Featuring Guest Artists The American Festival Chorus and Orchestra With Conductors Stephen Cleobury and Craig Jessop
Ralph Vaughan Williams Dona nobis pacem
Ralph Vaughan Williams Sancta Civitas
This year marks the centenary anniversary of the cessation of hostilities in World War One. In celebration of this November 1918 armistice, the American Festival Chorus and Orchestra present two relevant major works of the British composer Ralph Vaughan Williams. Vaughan Williams served in World War One, which resulted in the deaths of over 8.5 million, and he pondered how one might recover from such savagery, carnage and the loss of friends. Vaughan Williams held to his belief that music was a means to preserve civilization, even in the midst of conflict and war, and these two works are perhaps the composer’s most heartfelt statements about the horrors of war and the destiny of the human soul.
His 1926 oratorio Sancta Civitas, introduced by a quote from Plato’s Phaedo and featuring texts from the Apocalypse of St. John is filled with vision, sadness and suffering. Sometimes described as the ‘lost masterpiece’ of Vaughan Williams, the oratorio is often cited as the composer’s favorite choral work.
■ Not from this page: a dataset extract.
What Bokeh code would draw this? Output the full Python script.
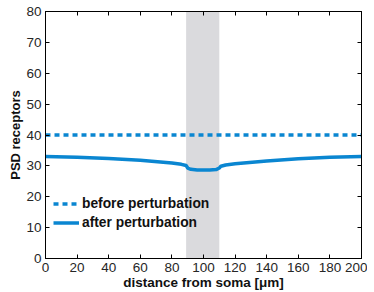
from bokeh.plotting import figure
from bokeh.models import BoxAnnotation, LinearAxis, Range1d, Legend, LegendItem, FixedTicker
from bokeh.embed import file_html
from bokeh.resources import INLINE

# data
x_before = [0, 200]
y_before = [40, 40]
x_after = [0, 20, 40, 60, 80, 86, 89, 90, 92, 96, 100, 104, 108, 110, 111, 114, 120, 140, 160, 180, 200]
y_after = [33.0, 32.8, 32.4, 31.8, 30.9, 30.5, 30.1, 29.3, 28.9, 28.7, 28.7, 28.7, 28.8, 29.3, 29.9, 30.3, 30.7, 31.6, 32.3, 32.8, 33.0]
band = [89, 110]
x_ticks = [0, 20, 40, 60, 80, 100, 120, 140, 160, 180, 200]
y_ticks = [0, 10, 20, 30, 40, 50, 60, 70, 80]

BLUE = "#0a86d1"
TXT = "#262626"
FONT = "Liberation Sans"

p = figure(width=367, height=292, output_backend="svg", toolbar_location=None,
           x_range=Range1d(0, 200), y_range=Range1d(0, 80),
           min_border_left=45, min_border_top=11, min_border_right=6, min_border_bottom=33)
p.xgrid.visible = False
p.ygrid.visible = False
p.outline_line_color = "black"
p.outline_line_width = 1
p.background_fill_color = "white"
p.border_fill_color = "white"

p.add_layout(BoxAnnotation(left=band[0], right=band[1], fill_color="#dadadd", fill_alpha=1.0,
                           line_color=None, level="underlay"))

r1 = p.line(x_before, y_before, line_color=BLUE, line_width=3.5, line_dash="5 4")
r2 = p.line(x_after, y_after, line_color=BLUE, line_width=3.5)

for ax in [p.xaxis[0], p.yaxis[0]]:
    ax.major_tick_in = 4
    ax.major_tick_out = 0
    ax.minor_tick_line_color = None
    ax.axis_line_color = "black"
    ax.major_label_text_font = FONT
    ax.major_label_text_font_size = "13.5px"
    ax.major_label_text_color = TXT
    ax.axis_label_text_font = FONT
    ax.axis_label_text_font_size = "13.5px"
    ax.axis_label_text_font_style = "bold"
    ax.axis_label_text_color = "#111111"
p.xaxis[0].ticker = FixedTicker(ticks=x_ticks)
p.yaxis[0].ticker = FixedTicker(ticks=y_ticks)
p.yaxis[0].axis_label_text_font_size = "13px"
p.xaxis[0].axis_label = "distance from soma [\u03bcm]"
p.yaxis[0].axis_label = "PSD receptors"
p.xaxis[0].major_label_standoff = 4
p.xaxis[0].axis_label_standoff = 0
p.yaxis[0].major_label_standoff = 4
p.yaxis[0].axis_label_standoff = 0

for loc, ticks in [("above", x_ticks), ("right", y_ticks)]:
    a = LinearAxis(ticker=FixedTicker(ticks=ticks))
    a.major_tick_in = 4
    a.major_tick_out = 0
    a.minor_tick_line_color = None
    a.major_label_overrides = {t: "" for t in ticks}
    a.major_label_standoff = 0
    a.axis_line_color = "black"
    p.add_layout(a, loc)

leg = Legend(items=[LegendItem(label="before perturbation", renderers=[r1]),
                    LegendItem(label="after perturbation", renderers=[r2])],
             location=(8, 27), padding=0, margin=0, spacing=2,
             glyph_width=26, glyph_height=17, label_standoff=3,
             label_text_font=FONT, label_text_font_size="13.8px", label_text_font_style="bold",
             label_text_color="#111111", border_line_color=None, background_fill_alpha=0)
p.add_layout(leg)

open("out.html", "w").write(file_html(p, INLINE))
His 1936 cantata Dona Nobis Pacem opens with an urgent appeal for peace from the text of the Agnus Dei from the Mass, and musically presages the coming war in the midst of the increasingly unstable political situation in Europe of the late 1930’s. Other elements of the cantata’s text derive from the work of American poet Walt Whitman, who himself witnessed the horrors of the United States Civil War, heightening this musical admonition that urges humanity to finally do away with the strife and terror of war.
This concert is open to the public and free of admission.